Survey: What do Golf Pros think about College Golf?
18 Mar 2019
by Brendan Ryan of Golf Placement Services

I have wondered for a while now, what do golf teachers think of college golf? To find out, I created a survey which collected background information about the professionals and asked five quantitative questions and two qualitative questions. Among the 50 golf professionals surveyed were five National Team coaches, 20 professionals ranked by Golf Digest as a Top Teacher, five younger professionals (less than five years of experience), and 20 teaching professionals who specialize in junior golf.

Of the 50, the average respondent had 17 years of coaching and teaching experience, sending on an average of 40 students to play college golf. Twenty-three of the coaches have sent more than 75 players to college, while 10 have sent less than 15.


Q: What do you think is the most important consideration for a junior in picking a college?
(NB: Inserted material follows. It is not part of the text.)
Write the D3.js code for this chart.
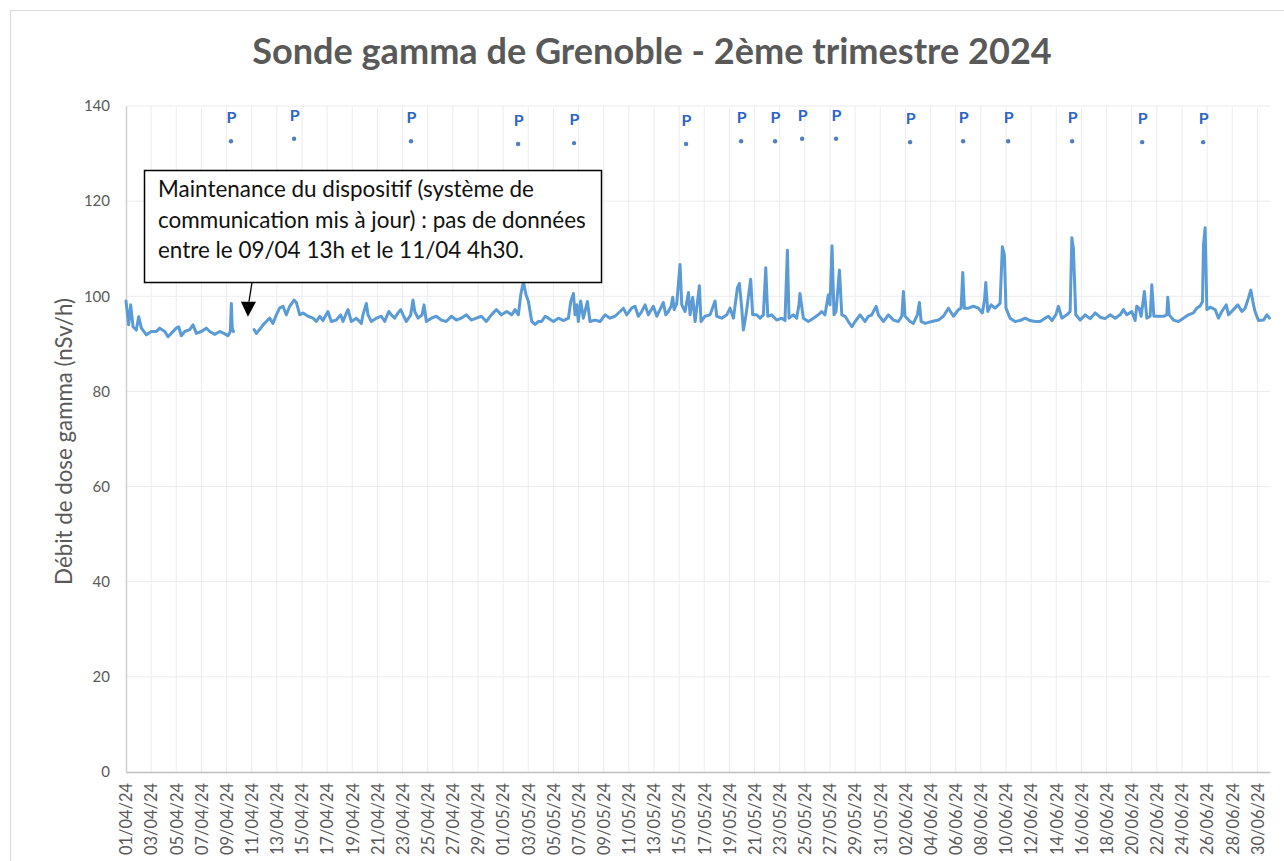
<!DOCTYPE html>
<html><head><meta charset="utf-8">
<script src="https://cdn.jsdelivr.net/npm/d3@7"></script>
<style>body{margin:0;background:#fff}svg{display:block}</style>
</head><body><svg id="c" width="1284" height="861"></svg>
<script>
const chartTitle = "Sonde gamma de Grenoble - 2ème trimestre 2024";
const yAxisTitle = "Débit de dose gamma (nSv/h)";
const yTicks = [0, 20, 40, 60, 80, 100, 120, 140];
const xTickLabels = ["01/04/24","03/04/24","05/04/24","07/04/24","09/04/24","11/04/24","13/04/24","15/04/24","17/04/24","19/04/24","21/04/24","23/04/24","25/04/24","27/04/24","29/04/24","01/05/24","03/05/24","05/05/24","07/05/24","09/05/24","11/05/24","13/05/24","15/05/24","17/05/24","19/05/24","21/05/24","23/05/24","25/05/24","27/05/24","29/05/24","31/05/24","02/06/24","04/06/24","06/06/24","08/06/24","10/06/24","12/06/24","14/06/24","16/06/24","18/06/24","20/06/24","22/06/24","24/06/24","26/06/24","28/06/24","30/06/24"];
const xTickDays = [0,2,4,6,8,10,12,14,16,18,20,22,24,26,28,30,32,34,36,38,40,42,44,46,48,50,52,54,56,58,60,62,64,66,68,70,72,74,76,78,80,82,84,86,88,90];
// days since 01/04/2024 00:00 ; null value = missing data
const doseDays = [0.00,0.21,0.37,0.56,0.82,1.01,1.22,1.62,2.01,2.41,2.68,3.08,3.34,3.60,4.00,4.19,4.40,4.67,5.07,5.33,5.60,6.00,6.38,6.66,7.06,7.45,7.79,8.11,8.30,8.38,8.45,8.54,
 9.50,
 10.19,10.37,10.63,10.90,11.16,11.43,11.69,11.96,12.22,12.49,12.75,13.02,13.37,13.55,13.82,14.08,14.48,14.88,15.14,15.41,15.67,16.06,16.33,16.73,17.07,17.26,17.53,17.66,17.92,18.32,18.72,18.85,19.12,19.25,19.52,19.91,20.31,20.58,20.90,21.11,21.37,21.64,21.85,22.04,22.30,22.65,22.83,22.97,23.23,23.55,23.71,23.89,24.29,24.68,25.08,25.48,25.88,26.28,26.67,27.07,27.47,27.87,28.27,28.66,29.06,29.46,29.86,
 30.29,30.68,30.95,31.21,31.40,31.61,31.82,32.01,32.28,32.54,32.81,33.07,33.34,33.60,34.00,34.40,34.80,35.19,35.38,35.59,35.72,35.86,35.98,36.17,36.38,36.70,36.91,37.31,37.71,38.11,38.50,38.90,39.30,39.56,39.83,40.22,40.49,40.75,41.02,41.29,41.55,41.95,42.22,42.48,42.74,42.94,43.14,43.36,43.49,43.60,43.81,44.07,44.21,44.47,44.74,44.87,45.08,45.27,45.61,45.74,46.06,46.46,46.86,46.99,47.39,47.79,48.05,48.32,48.63,48.79,48.98,49.11,49.32,49.69,49.85,50.17,50.44,50.70,50.89,51.05,51.36,51.76,52.16,52.42,52.61,52.74,53.08,53.35,53.53,53.61,53.88,54.28,54.68,55.07,55.34,55.60,55.87,56.00,56.16,56.32,56.48,56.75,56.94,57.20,57.46,57.74,58.00,58.39,58.79,59.05,59.32,59.67,59.85,60.25,
 60.64,61.04,61.44,61.71,61.84,61.97,62.37,62.63,62.95,63.11,63.25,63.56,64.10,64.63,65.02,65.42,65.82,66.22,66.43,66.56,66.69,67.01,67.41,67.81,68.12,68.29,68.39,68.55,68.82,69.13,69.53,69.71,69.87,70.00,70.32,70.72,71.12,71.52,71.92,72.32,72.71,73.11,73.38,73.65,73.96,74.17,74.44,74.84,75.10,75.24,75.36,75.55,75.90,76.30,76.69,77.09,77.49,77.88,78.28,78.68,79.08,79.34,79.61,80.00,80.27,80.40,80.59,80.75,81.01,81.20,81.47,81.60,81.76,82.13,82.53,82.79,82.87,82.98,83.32,83.72,84.11,84.51,84.91,85.18,85.45,85.63,85.71,85.84,85.98,86.24,86.64,86.90,87.17,87.52,87.70,88.09,88.44,88.76,89.02,89.28,89.47,89.69,89.81,90.08,90.48,90.75,90.96];
const doseValues = [99.0,94.0,98.2,93.6,92.9,95.7,93.3,91.9,92.6,92.6,93.3,92.6,91.5,92.2,93.3,93.6,91.7,92.6,93.0,94.0,92.2,92.6,93.3,92.6,92.0,92.6,92.2,91.7,92.6,98.5,93.3,92.6,
 null,
 93.0,92.2,93.0,94.0,94.7,95.4,94.3,96.1,97.5,97.9,96.1,97.9,99.2,98.7,96.1,96.5,95.8,95.4,94.7,95.8,94.9,96.8,94.7,95.0,96.1,94.7,96.5,97.2,94.7,95.4,94.3,96.1,98.5,96.1,94.7,95.4,95.8,94.7,96.8,96.1,95.4,96.5,97.2,96.1,94.7,96.1,99.2,96.8,95.4,96.1,98.2,94.7,95.4,95.8,95.0,94.7,95.8,95.0,95.4,96.1,95.0,95.4,95.8,94.7,96.1,97.2,96.1,
 96.8,96.1,97.2,96.1,100.3,103.1,100.3,98.9,94.7,94.1,94.7,94.7,95.8,95.4,94.7,95.4,94.9,95.4,98.9,100.6,96.1,98.2,94.7,99.0,95.4,98.9,94.7,95.0,94.7,96.1,95.4,95.8,96.8,97.5,96.1,97.5,97.9,95.8,96.8,98.2,96.1,97.9,95.8,97.2,98.7,96.1,96.8,97.9,99.8,97.2,98.5,106.7,98.2,96.8,100.8,96.1,99.8,94.7,102.2,94.7,95.8,96.1,99.0,95.8,95.4,96.1,97.5,95.4,101.7,102.7,97.5,92.9,96.1,103.6,96.1,96.1,95.4,96.1,106.0,95.8,96.1,95.0,95.4,94.9,109.7,95.4,96.1,95.4,98.2,100.6,95.4,94.7,95.4,96.1,96.8,96.1,100.3,98.2,110.6,96.1,96.8,105.5,96.1,95.8,94.7,93.6,94.7,96.1,94.7,95.8,96.1,97.9,96.1,94.7,
 96.1,95.0,94.7,95.8,101.0,95.8,94.7,94.3,96.1,98.7,94.7,94.3,94.7,95.0,95.8,97.5,95.8,97.2,97.5,105.0,97.5,97.5,97.9,97.5,96.5,99.2,102.9,96.8,98.2,97.5,98.5,110.4,108.7,97.5,95.4,94.7,94.9,95.4,94.9,94.7,94.7,95.4,95.8,94.9,96.1,97.9,95.4,96.1,96.8,112.3,110.1,96.1,95.0,96.1,95.3,96.5,95.6,95.3,96.1,95.4,96.1,97.2,96.1,96.8,94.9,97.9,97.5,95.8,101.0,95.4,95.8,102.4,95.8,95.8,95.8,96.1,99.8,96.1,95.0,94.7,95.4,96.1,96.5,97.5,98.0,98.9,110.8,114.4,97.2,97.7,97.2,95.4,96.8,98.2,96.1,97.2,98.2,96.8,97.5,99.6,101.3,98.2,96.8,94.9,95.0,96.1,95.4];
// precipitation markers ("P")
const pDays = [8.35,13.37,22.67,31.19,35.64,44.55,48.93,51.63,53.78,56.48,62.37,66.59,70.17,75.26,80.83,85.68];
const pValues = [132.6,133.1,132.6,132.0,132.2,132.0,132.6,132.6,133.1,133.1,132.4,132.6,132.6,132.6,132.4,132.4];
const pText = "P";
const noteLines = ["Maintenance du dispositif (système de", "communication mis à jour) : pas de données", "entre le 09/04 13h  et le 11/04 4h30."];
const noteTarget = [9.7, 95.7];

const svg = d3.select("#c");
const W = 1284, H = 861;
const m = {left: 126, right: 1270, top: 106, bottom: 772};
const FONT = "Lato, 'Open Sans', 'DejaVu Sans', sans-serif";
const GREY = "#595959";

function fit(sel, target) {
  const n = sel.node();
  const fs = parseFloat(sel.attr("font-size"));
  const w = n.getComputedTextLength();
  sel.attr("font-size", (fs * target / w).toFixed(2));
}

svg.append("rect").attr("x", 0).attr("y", 0).attr("width", W).attr("height", H).attr("fill", "#fff");
svg.append("rect").attr("x", 10.5).attr("y", 10.5).attr("width", 1400).attr("height", 1000)
  .attr("fill", "none").attr("stroke", "#d9d9d9");

const x = d3.scaleLinear().domain([0, 91]).range([m.left, m.right]);
const y = d3.scaleLinear().domain([0, 140]).range([m.bottom, m.top]);

// gridlines
svg.append("g").selectAll("line").data(yTicks.filter(d => d > 0)).join("line")
  .attr("x1", m.left).attr("x2", m.right)
  .attr("y1", d => y(d)).attr("y2", d => y(d))
  .attr("stroke", "#ececec").attr("stroke-width", 1);
svg.append("g").selectAll("line").data(xTickDays.filter(d => d > 0)).join("line")
  .attr("x1", d => x(d)).attr("x2", d => x(d))
  .attr("y1", m.top).attr("y2", m.bottom)
  .attr("stroke", "#ececec").attr("stroke-width", 1);

// y axis
const yAxis = svg.append("g").attr("transform", `translate(${m.left},0)`)
  .call(d3.axisLeft(y).tickValues(yTicks).tickSize(0).tickPadding(16));
yAxis.select(".domain").attr("stroke", "#d0d0d0").attr("stroke-width", 1.5);
yAxis.selectAll("text").attr("font-family", FONT).attr("font-size", 15).attr("fill", GREY);

// x axis
const xAxis = svg.append("g").attr("transform", `translate(0,${m.bottom})`)
  .call(d3.axisBottom(x).tickValues(xTickDays).tickSize(0).tickFormat((d, i) => xTickLabels[i]));
xAxis.select(".domain").attr("stroke", "#bfbfbf").attr("stroke-width", 1.5);
xAxis.selectAll("text")
  .attr("font-family", FONT).attr("font-size", 15).attr("fill", GREY)
  .attr("text-anchor", "end").attr("dy", "0.35em")
  .attr("transform", "translate(0,11) rotate(-90)")
  .attr("x", 0).attr("y", 0);
xAxis.selectAll("text").each(function() { fit(d3.select(this), 72); });

// y axis title
const yt = svg.append("text").attr("transform", `translate(64,${(298 + 585) / 2}) rotate(-90)`)
  .attr("text-anchor", "middle").attr("dy", "0.35em")
  .attr("font-family", FONT).attr("font-size", 19).attr("fill", GREY).text(yAxisTitle);
fit(yt, 287);

// title
const tt = svg.append("text").attr("x", 652).attr("y", 64).attr("text-anchor", "middle")
  .attr("font-family", FONT).attr("font-weight", "bold").attr("font-size", 32).attr("fill", GREY)
  .text(chartTitle);
fit(tt, 800);

// data line
const pts = doseDays.map((d, i) => [d, doseValues[i]]);
const line = d3.line().defined(d => d[1] != null).x(d => x(d[0])).y(d => y(d[1]));
svg.append("path").datum(pts).attr("d", line)
  .attr("fill", "none").attr("stroke", "#5b9bd5").attr("stroke-width", 3)
  .attr("stroke-linejoin", "round").attr("stroke-linecap", "round");

// P markers
const pg = svg.append("g");
const pd = pDays.map((d, i) => [d, pValues[i]]);
pg.selectAll("circle").data(pd).join("circle")
  .attr("cx", d => x(d[0])).attr("cy", d => y(d[1])).attr("r", 2.2).attr("fill", "#4f7fbf");
pg.selectAll("text").data(pd).join("text")
  .attr("x", d => x(d[0]) + 0.5).attr("y", d => y(d[1]) - 18)
  .attr("text-anchor", "middle").attr("font-family", FONT).attr("font-weight", "bold")
  .attr("font-size", 16).attr("fill", "#2c64c8").text(pText);

// annotation box
const box = {x: 144.5, y: 170.5, w: 457, h: 112};
const ag = svg.append("g");
ag.append("rect").attr("x", box.x).attr("y", box.y).attr("width", box.w).attr("height", box.h)
  .attr("fill", "#fff").attr("stroke", "#000").attr("stroke-width", 1.5);
const lineYs = [197, 228, 258];
const tl = ag.selectAll("text").data(noteLines).join("text")
  .attr("x", 158).attr("y", (d, i) => lineYs[i])
  .attr("font-family", FONT).attr("font-size", 19).attr("fill", "#111").text(d => d);
const l2 = d3.select(tl.nodes()[1]);
fit(l2, 428);
const fs = l2.attr("font-size");
tl.attr("font-size", fs);

// arrow
const tipX = x(noteTarget[0]), tipY = y(noteTarget[1]);
const startX = tipX + 4, startY = box.y + box.h;
const baseY = tipY - 15;
ag.append("line").attr("x1", startX).attr("y1", startY).attr("x2", tipX + 1).attr("y2", baseY)
  .attr("stroke", "#000").attr("stroke-width", 1.3);
ag.append("path").attr("d", `M${tipX - 7},${baseY} L${tipX + 8},${baseY} L${tipX},${tipY} Z`).attr("fill", "#000");
</script></body></html>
We gave them four choices: coach, schedule, practice facilities or access to technology. Among the respondents, 64 percent said that the coach was most important, with 20 percent suggesting practice facilities and 16 percent suggesting schedule. None of the golf professionals chose access to technology.

Q: Do you believe that college golf plays an important role in the development of golfers?

To this, 84 percent affirmed that they thought college golf does play an important role in the development of golfers.

Q: What percentage of players do you think get better in college?

The average answer was 56 percent. Eighteen respondents suggest the number was 65 percent or higher, while one respondent suggested the number was 95 percent. On the other end, 15 respondents suggested that the number was 20 percent or less.

Q: What percent of coaches do you think are outstanding?

The average answer was 26 percent. Looking closer at the data only eight people put 50 percent or more and one person said 75 percent whereas 22 people said 15 percent or less.

Q: What percent of college coaches do you think can best be characterized as “bus drivers”?

The average answer was 41 percent, with 15 respondents suggesting the number was 70 percent or more.


The next two questions were qualitative and drew a diverse response which make them difficult to characterize. As a result, I asserted the right to summarize key ideas, as well as make note of any responses I thought were particularly insightful.

Q: If you could change something about college golf, what would it be?

The most common answer here, by far and noted by 15 of the respondents, was to increase the amount of scholarship available. I found this interesting and reached out to a couple participants for further feedback.

Each noted that in other sports, like volleyball, players got full rides or nothing, but in golf they got a percentage of cost of attendance. Coaches noted that for at least 50 percent of their students, the amount oof scholarship money played a significant role in where they would attend.

Another point made by 12 respondents was to increase the number of players on the roster participating in events. From a long-term athletic development standpoint, it certainly makes sense to get more people participating, as it is likely that tournament experience is closely linked with professional success.

Q: What is the biggest barrier to players getting better in college?

Over 75 percent of respondents noted something related to the environment including the pressure to perform, lack of support or too many responsibilities. These are all good observations and certainly reflect the realities of college golf; there have never been better resources for college golfers but there has also never been more expected of those same players.